Task:
Below, find the line containing "Reproduce this chart with matplotlib." and the line containing "plt.rcParams['mathtext.bf'] = 'Lato:bold'"; reproduce exactly those two and every line between them, omitting pictures.

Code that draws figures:
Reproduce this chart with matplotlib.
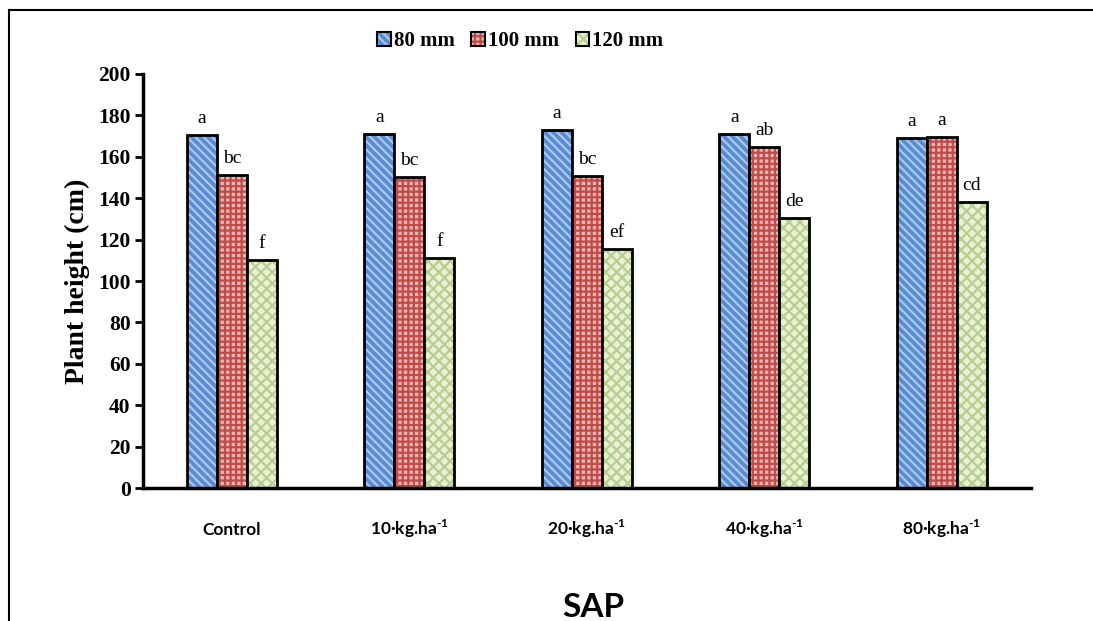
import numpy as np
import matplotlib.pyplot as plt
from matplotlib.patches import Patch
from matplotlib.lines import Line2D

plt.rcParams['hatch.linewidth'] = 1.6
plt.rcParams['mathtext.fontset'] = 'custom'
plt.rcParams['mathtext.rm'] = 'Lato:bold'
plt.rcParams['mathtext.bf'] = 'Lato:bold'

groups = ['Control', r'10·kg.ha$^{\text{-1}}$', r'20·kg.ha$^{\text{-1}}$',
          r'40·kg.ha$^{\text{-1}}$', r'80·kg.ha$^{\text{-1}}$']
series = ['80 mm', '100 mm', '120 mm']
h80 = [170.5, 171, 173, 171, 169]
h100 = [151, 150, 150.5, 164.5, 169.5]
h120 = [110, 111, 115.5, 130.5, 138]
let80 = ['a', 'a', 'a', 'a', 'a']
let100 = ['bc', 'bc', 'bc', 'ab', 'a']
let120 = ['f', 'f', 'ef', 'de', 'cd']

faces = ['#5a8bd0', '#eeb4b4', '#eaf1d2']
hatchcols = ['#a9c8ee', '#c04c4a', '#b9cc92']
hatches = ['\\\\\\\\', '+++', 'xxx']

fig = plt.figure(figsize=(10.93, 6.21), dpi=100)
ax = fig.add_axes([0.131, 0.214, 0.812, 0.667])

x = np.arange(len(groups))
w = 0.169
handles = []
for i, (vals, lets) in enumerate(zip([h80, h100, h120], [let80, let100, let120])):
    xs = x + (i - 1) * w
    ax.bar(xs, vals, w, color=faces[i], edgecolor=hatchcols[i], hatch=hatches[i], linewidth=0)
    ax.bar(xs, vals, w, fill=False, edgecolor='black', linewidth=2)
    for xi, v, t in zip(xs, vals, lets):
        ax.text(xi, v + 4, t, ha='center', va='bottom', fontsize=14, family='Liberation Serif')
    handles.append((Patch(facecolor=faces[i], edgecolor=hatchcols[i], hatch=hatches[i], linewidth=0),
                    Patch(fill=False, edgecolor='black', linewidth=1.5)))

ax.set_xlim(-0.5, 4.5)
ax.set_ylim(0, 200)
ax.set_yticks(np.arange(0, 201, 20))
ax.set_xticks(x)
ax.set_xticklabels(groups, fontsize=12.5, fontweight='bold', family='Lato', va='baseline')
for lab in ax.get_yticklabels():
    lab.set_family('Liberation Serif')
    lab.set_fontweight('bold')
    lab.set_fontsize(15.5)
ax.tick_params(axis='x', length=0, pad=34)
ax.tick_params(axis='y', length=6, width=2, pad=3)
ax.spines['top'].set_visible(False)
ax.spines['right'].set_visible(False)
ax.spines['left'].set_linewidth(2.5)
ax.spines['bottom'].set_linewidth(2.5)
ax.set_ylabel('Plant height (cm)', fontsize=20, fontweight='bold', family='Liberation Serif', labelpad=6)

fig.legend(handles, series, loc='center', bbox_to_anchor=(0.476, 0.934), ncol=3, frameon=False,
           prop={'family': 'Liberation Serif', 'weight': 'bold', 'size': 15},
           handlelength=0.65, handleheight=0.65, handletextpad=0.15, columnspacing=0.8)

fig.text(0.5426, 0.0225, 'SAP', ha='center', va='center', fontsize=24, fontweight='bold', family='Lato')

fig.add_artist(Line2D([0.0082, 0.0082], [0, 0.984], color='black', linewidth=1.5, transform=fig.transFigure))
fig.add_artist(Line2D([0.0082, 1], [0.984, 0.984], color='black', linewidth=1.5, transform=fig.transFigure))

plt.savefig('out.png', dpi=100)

...

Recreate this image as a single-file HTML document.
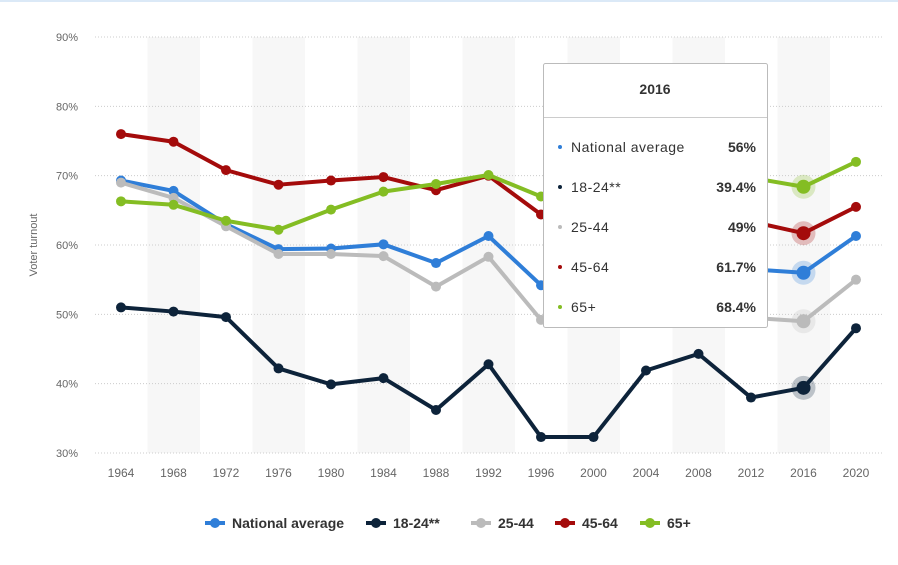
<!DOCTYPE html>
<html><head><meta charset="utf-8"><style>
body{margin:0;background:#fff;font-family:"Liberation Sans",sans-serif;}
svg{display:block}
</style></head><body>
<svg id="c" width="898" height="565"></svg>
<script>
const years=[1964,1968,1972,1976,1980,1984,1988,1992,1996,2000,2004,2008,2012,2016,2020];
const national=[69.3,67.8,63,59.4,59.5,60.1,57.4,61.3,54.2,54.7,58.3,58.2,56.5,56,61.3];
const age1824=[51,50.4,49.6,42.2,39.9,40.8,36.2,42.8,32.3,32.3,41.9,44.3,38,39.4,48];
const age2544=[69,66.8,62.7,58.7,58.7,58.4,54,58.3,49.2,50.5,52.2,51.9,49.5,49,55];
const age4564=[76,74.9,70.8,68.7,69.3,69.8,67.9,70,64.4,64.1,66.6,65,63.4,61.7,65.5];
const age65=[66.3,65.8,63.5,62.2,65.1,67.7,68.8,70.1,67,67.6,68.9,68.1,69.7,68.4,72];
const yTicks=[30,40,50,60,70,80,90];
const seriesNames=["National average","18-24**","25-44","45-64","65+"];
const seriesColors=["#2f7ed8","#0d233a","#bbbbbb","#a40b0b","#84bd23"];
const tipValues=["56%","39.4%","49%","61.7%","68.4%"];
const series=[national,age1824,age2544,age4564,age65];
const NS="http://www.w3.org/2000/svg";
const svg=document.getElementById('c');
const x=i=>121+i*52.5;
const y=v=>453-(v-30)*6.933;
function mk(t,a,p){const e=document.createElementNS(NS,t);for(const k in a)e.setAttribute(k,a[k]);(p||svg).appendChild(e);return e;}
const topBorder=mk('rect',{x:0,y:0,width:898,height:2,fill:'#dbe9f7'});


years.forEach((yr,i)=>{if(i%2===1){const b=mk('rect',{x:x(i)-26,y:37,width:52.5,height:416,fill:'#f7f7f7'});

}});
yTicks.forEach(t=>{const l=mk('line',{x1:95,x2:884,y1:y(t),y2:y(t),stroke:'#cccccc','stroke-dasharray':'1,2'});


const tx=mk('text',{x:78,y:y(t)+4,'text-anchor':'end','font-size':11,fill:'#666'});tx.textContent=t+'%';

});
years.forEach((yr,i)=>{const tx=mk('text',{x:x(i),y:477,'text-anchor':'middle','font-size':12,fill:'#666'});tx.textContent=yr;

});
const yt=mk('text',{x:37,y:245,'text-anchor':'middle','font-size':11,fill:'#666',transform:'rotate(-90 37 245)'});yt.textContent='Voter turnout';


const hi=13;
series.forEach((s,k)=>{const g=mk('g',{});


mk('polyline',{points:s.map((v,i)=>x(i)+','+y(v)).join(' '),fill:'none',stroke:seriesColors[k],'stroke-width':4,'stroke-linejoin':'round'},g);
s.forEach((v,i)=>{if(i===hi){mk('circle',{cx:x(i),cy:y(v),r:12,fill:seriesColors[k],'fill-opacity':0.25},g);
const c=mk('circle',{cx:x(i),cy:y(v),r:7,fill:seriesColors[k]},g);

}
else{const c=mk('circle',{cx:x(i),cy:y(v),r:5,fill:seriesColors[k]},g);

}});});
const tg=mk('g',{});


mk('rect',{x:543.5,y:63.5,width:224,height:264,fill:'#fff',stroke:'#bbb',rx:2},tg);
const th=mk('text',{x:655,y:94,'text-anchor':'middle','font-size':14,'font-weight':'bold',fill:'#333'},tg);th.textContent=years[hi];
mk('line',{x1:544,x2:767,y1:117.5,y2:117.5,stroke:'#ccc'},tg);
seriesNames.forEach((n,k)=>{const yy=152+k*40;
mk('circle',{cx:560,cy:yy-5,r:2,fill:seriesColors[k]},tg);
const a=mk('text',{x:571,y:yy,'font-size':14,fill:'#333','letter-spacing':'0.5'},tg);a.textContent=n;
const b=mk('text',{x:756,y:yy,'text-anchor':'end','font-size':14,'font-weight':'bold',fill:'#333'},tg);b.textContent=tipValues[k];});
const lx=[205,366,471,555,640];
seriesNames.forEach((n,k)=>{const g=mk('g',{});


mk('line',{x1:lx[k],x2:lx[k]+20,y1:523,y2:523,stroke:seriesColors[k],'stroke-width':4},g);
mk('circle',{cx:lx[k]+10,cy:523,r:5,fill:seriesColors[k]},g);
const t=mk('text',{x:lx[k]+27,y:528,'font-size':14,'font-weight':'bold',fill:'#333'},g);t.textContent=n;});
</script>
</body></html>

Written solution:
Reproduce this chart with matplotlib.
import numpy as np
import matplotlib.pyplot as plt
from matplotlib.patches import Patch
from matplotlib.lines import Line2D

plt.rcParams['hatch.linewidth'] = 1.6
plt.rcParams['mathtext.fontset'] = 'custom'
plt.rcParams['mathtext.rm'] = 'Lato:bold'
plt.rcParams['mathtext.bf'] = 'Lato:bold'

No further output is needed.